Sunday 29 December 2013

Dylan Thomas - On Immortality

Find yourself the Everyman edition of Dylan's Collected Poems (ed. Davies and Maud), which collects the poems he chose to keep and publish in 1952. I am using the 1993 edition if you are trying to follow my page references. And Death Shall Have No Dominion (pg. 56) was Dylan's first published poem (at the tender age of 18), although he edited it heavily later in the version we now have.

It varies a well known bible verse from (St. Paul's Epistle to the) Romans 6:9 as the repeating phrase at the opening and closing of each of the three stanzas. This repetition and the insistent rhythm gives the poem its power as a meditation on immortality. If you're going to say something more than once, make it something worth hearing.

Boats at Laugharne
Most of the lines elaborating the theme are end-stopped, so it's interesting to focus on those that are not as they break that pattern and draw attention. There are three enjambed lines, one in each stanza:

'Dead men naked they shall be one
With the man in the wind and the west moon.'

'Under the windings of the sea
They lying long shall not die windily.'

'Where blew a flower may a flower no more
lift its head to the blows of rain.'

In each of these there is yet more repetition (man/man, winding/windily and flower, repeated even on the same line). Is this lazy writing? Perhaps the last one as the object is the same, but not the others I think as these add to the circular effect of the poem turning over its ideas on themselves.

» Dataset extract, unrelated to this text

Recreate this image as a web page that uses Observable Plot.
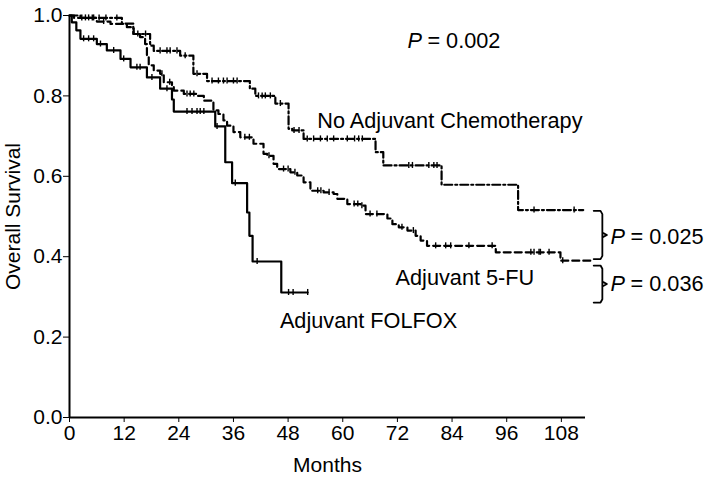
<!DOCTYPE html>
<html>
<head>
<meta charset="utf-8">
<script src="https://cdn.jsdelivr.net/npm/d3@7"></script>
<script src="https://cdn.jsdelivr.net/npm/@observablehq/plot@0.6"></script>
<style>
  html, body { margin: 0; padding: 0; background: #fff; }
  #chart { width: 714px; height: 479px; }
</style>
</head>
<body>
<div id="chart"></div>
<script>
// ---- Data (months, survival) ----
const folfoxTimes = [0, 0.5, 1.5, 2.4, 6.0, 8.2, 11.2, 13.4, 17.0, 19.9, 22.5, 22.9, 32.0, 34.2, 35.7, 39.0, 39.5, 40.2, 46.5, 52.3];
const folfoxSurv  = [1.0, 0.983, 0.963, 0.942, 0.929, 0.913, 0.892, 0.871, 0.846, 0.818, 0.791, 0.761, 0.724, 0.635, 0.583, 0.51, 0.452, 0.388, 0.311, 0.311];
const folfoxCensor = [3.1, 4.2, 5.3, 6.8, 9.7, 11.9, 14.8, 15.5, 18.1, 21.4, 25.8, 26.9, 28.0, 28.7, 29.5, 32.4, 36.4, 41.2, 48.1, 49.1, 52.3];

const fuTimes = [0, 1.0, 6.0, 9.0, 12.6, 14.1, 15.5, 16.6, 17.0, 17.4, 18.5, 19.9, 20.7, 22.5, 22.9, 25.1, 28.0, 29.5, 31.6, 32.7, 33.8, 34.6, 36.0, 37.5, 40.4, 42.6, 43.4, 44.8, 45.6, 48.5, 50.0, 51.4, 52.9, 55.8, 58.0, 58.8, 61.0, 63.9, 65.0, 69.8, 70.9, 72.3, 74.2, 76.0, 77.1, 78.5, 93.6, 107.8, 114.5];
const fuSurv  = [1.0, 0.994, 0.985, 0.979, 0.971, 0.954, 0.946, 0.929, 0.896, 0.876, 0.863, 0.855, 0.834, 0.826, 0.813, 0.805, 0.800, 0.788, 0.764, 0.755, 0.739, 0.726, 0.710, 0.697, 0.681, 0.656, 0.651, 0.631, 0.618, 0.610, 0.602, 0.585, 0.564, 0.560, 0.556, 0.544, 0.531, 0.527, 0.506, 0.495, 0.481, 0.473, 0.465, 0.452, 0.440, 0.427, 0.411, 0.390, 0.390];
const fuCensor = [2.7, 4.2, 5.3, 7.5, 20.3, 22.0, 25.8, 26.5, 27.3, 38.5, 39.5, 43.8, 47.0, 48.0, 49.5, 54.5, 55.2, 57.0, 62.5, 63.3, 64.2, 66.0, 67.5, 73.0, 75.5, 80.4, 82.6, 83.7, 87.7, 92.8, 101.3, 102.0, 103.1, 103.4, 105.3, 108.3];

const noAdjTimes = [0, 2.4, 11.5, 14.0, 17.7, 18.5, 24.3, 27.2, 30.2, 39.6, 40.8, 45.2, 48.1, 48.9, 51.4, 67.2, 68.9, 81.7, 98.5, 112.8];
const noAdjSurv  = [1.0, 0.994, 0.980, 0.954, 0.925, 0.912, 0.900, 0.855, 0.837, 0.818, 0.800, 0.781, 0.718, 0.714, 0.693, 0.660, 0.627, 0.579, 0.516, 0.516];
const noAdjCensor = [3.5, 5.0, 6.5, 8.0, 10.4, 15.0, 16.7, 19.9, 21.4, 22.1, 23.6, 25.4, 28.0, 31.3, 32.7, 33.8, 34.6, 36.0, 36.8, 41.5, 42.3, 43.0, 44.1, 46.3, 49.3, 50.4, 52.2, 53.6, 55.1, 56.6, 58.0, 61.0, 62.6, 63.5, 64.3, 74.5, 75.3, 78.9, 80.0, 80.7, 102.0, 110.8];

const xTicks = [0, 12, 24, 36, 48, 60, 72, 84, 96, 108];
const yTicks = [0, 0.2, 0.4, 0.6, 0.8, 1.0];

const groupLabels = ["No Adjuvant Chemotherapy", "Adjuvant 5-FU", "Adjuvant FOLFOX"];
const pValues = ["0.002", "0.025", "0.036"];

// ---- Annotation layout (data units) ----
const labelPos = [
  {x: 54.4, y: 0.737},
  {x: 71.6, y: 0.348},
  {x: 46.2, y: 0.239}
];
const pPos = [
  {x: 74.2, y: 0.936},
  {x: 118.8, y: 0.448},
  {x: 118.8, y: 0.332}
];
const brackets = [
  {top: 0.514, bottom: 0.394},
  {top: 0.378, bottom: 0.286}
];

// ---- Build tables ----
function steps(times, surv) {
  return times.map((t, i) => ({t, s: surv[i]}));
}
function survAt(times, surv, t) {
  let s = surv[0];
  for (let i = 0; i < times.length; i++) if (times[i] <= t) s = surv[i];
  return s;
}
function censors(ct, times, surv) {
  return ct.map(t => ({t, s: survAt(times, surv, t)}));
}
const curves = [
  {steps: steps(noAdjTimes, noAdjSurv), cens: censors(noAdjCensor, noAdjTimes, noAdjSurv), dash: "8,3,2,3"},
  {steps: steps(fuTimes, fuSurv), cens: censors(fuCensor, fuTimes, fuSurv), dash: "7,4"},
  {steps: steps(folfoxTimes, folfoxSurv), cens: censors(folfoxCensor, folfoxTimes, folfoxSurv), dash: null}
];
const tickHalf = 0.0075;

const bracketPts = [];
brackets.forEach((b, i) => {
  const mid = (b.top + b.bottom) / 2;
  const x0 = 115.1, x1 = 117.0, x2 = 118.0;
  [[x0, b.top], [x1 - 0.4, b.top], [x1, b.top - 0.008], [x1, mid - 0.006], [x2, mid], [x1, mid + 0.006], [x1, b.bottom + 0.008], [x1 - 0.4, b.bottom], [x0, b.bottom]]
    .forEach(([x, y]) => bracketPts.push({x, y, id: i}));
});

const annFont = 21.7;
const marks = [];
curves.forEach(c => {
  marks.push(Plot.line(c.steps, {x: "t", y: "s", curve: "step-after", stroke: "#000", strokeWidth: 2.2, strokeDasharray: c.dash || undefined}));
  marks.push(Plot.ruleX(c.cens, {x: "t", y1: d => d.s - tickHalf, y2: d => d.s + tickHalf, stroke: "#000", strokeWidth: 1.4}));
});
marks.push(Plot.ruleX([0], {stroke: "#000", strokeWidth: 2}));
marks.push(Plot.ruleY([0], {stroke: "#000", strokeWidth: 2}));
marks.push(Plot.line(bracketPts, {x: "x", y: "y", z: "id", stroke: "#000", strokeWidth: 1.8}));
marks.push(Plot.text(groupLabels.map((t, i) => ({t, ...labelPos[i]})), {x: "x", y: "y", text: "t", textAnchor: "start", fontSize: annFont, fill: "#000"}));
marks.push(Plot.text(pPos, {x: "x", y: "y", text: () => "P", textAnchor: "start", fontSize: annFont, fontStyle: "italic", fill: "#000"}));
marks.push(Plot.text(pValues.map((v, i) => ({v, ...pPos[i]})), {x: "x", y: "y", text: d => "= " + d.v, textAnchor: "start", dx: 20, fontSize: annFont, fill: "#000"}));

const chart = Plot.plot({
  width: 714,
  height: 479,
  marginLeft: 69,
  marginRight: 129,
  marginTop: 15,
  marginBottom: 62,
  style: {fontFamily: "'Liberation Sans', Arial, sans-serif", fontSize: "21px", color: "#000", background: "#fff"},
  x: {domain: [0, 113.3], ticks: xTicks, tickSize: 5, tickPadding: 3, label: "Months", labelAnchor: "center", labelOffset: 54, labelArrow: "none"},
  y: {domain: [0, 1], ticks: yTicks, tickFormat: d3.format(".1f"), tickSize: 6, tickPadding: 1, label: "Overall Survival", labelAnchor: "center", labelOffset: 64, labelArrow: "none"},
  marks
});
document.getElementById("chart").appendChild(chart);
</script>
</body>
</html>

I am curious as to the nature of the man in the wind and the west moon. We know of the man in the moon, but not in the wind, so that seems a playful variant. But the man in the west moon? What does he mean by the west moon. Literally there is no such thing, we only have one moon. The moon over Wales i.e. in the west perhaps? But why? As illustration of the poem's panthesism is one suggested explanation.

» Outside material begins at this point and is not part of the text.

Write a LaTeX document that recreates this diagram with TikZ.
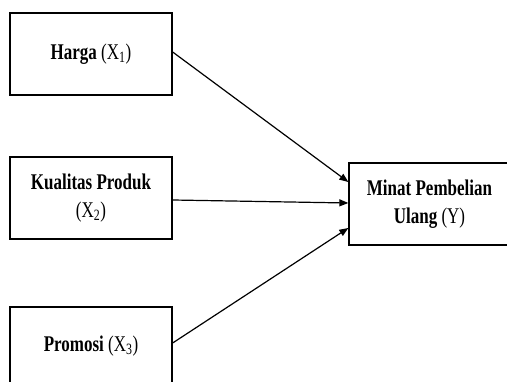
\documentclass[tikz,border=0pt]{standalone}
\usepackage{fontspec}
\usepackage{graphicx}
\setmainfont{Liberation Serif}
\usetikzlibrary{arrows.meta}
\newcommand\tallText[1]{\scalebox{1}[1.32]{\fontsize{17}{21}\selectfont\begin{tabular}{@{}c@{}}#1\end{tabular}}}
\begin{document}
\begin{tikzpicture}[x=1pt,y=-1pt,
  box/.style={draw=black,line width=1.3pt,minimum width=162pt,minimum height=82pt,
    inner sep=0pt,align=center},
  link/.style={line width=1.2pt,-{Triangle[length=9pt,width=7pt]}}]
\useasboundingbox (0,0) rectangle (507,382);
\clip (0,0) rectangle (507,382);
\node[box] (x1) at (91,54) {\raisebox{3pt}{\tallText{\textbf{Harga} (X\textsubscript{1})}}};
\node[box] (x2) at (91,198) {\tallText{\textbf{Kualitas Produk}\\(X\textsubscript{2})}};
\node[box,minimum height=78pt] (x3) at (91,346) {\tallText{\textbf{Promosi} (X\textsubscript{3})}};
\node[box,minimum width=161pt] (y) at (429.5,204) {\tallText{\textbf{Minat Pembelian}\\\textbf{Ulang} (Y)}};
\draw[link] ([yshift=2pt]x1.east) -- ([yshift=22pt]y.west);
\draw[link] ([yshift=-2pt]x2.east) -- ([yshift=1pt]y.west);
\draw[link] ([yshift=3pt]x3.east) -- ([yshift=-24pt]y.west);
\end{tikzpicture}
\end{document}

As to windings/windily, this jars for me rather badly and if it were my poem, I'd have edited that out. The flower line on the other hand is interesting, or rather the blows of rain are a clever conjuring of the wind and its punches and is imagery extended in the next to lines: 'dead as nails' and 'hammer'. Dead as nails seems again to be Dylan invention, we know deaf as a post or thick as a board, but not this.

The mention of the unicorn myth and its abilities to dispel evil in stanza two is rather suspect and undermines the poem from within, even more so as this is the only line in which the syntax is tortured. I am inclined to smirk at this image, and that's me being unkind and reading it eighty years after it was written, but it does give the poem a risible register. This is a pity, but yet, classic Dylan imagery is at work here: moon, sea, stars, bones, all busily resisting death.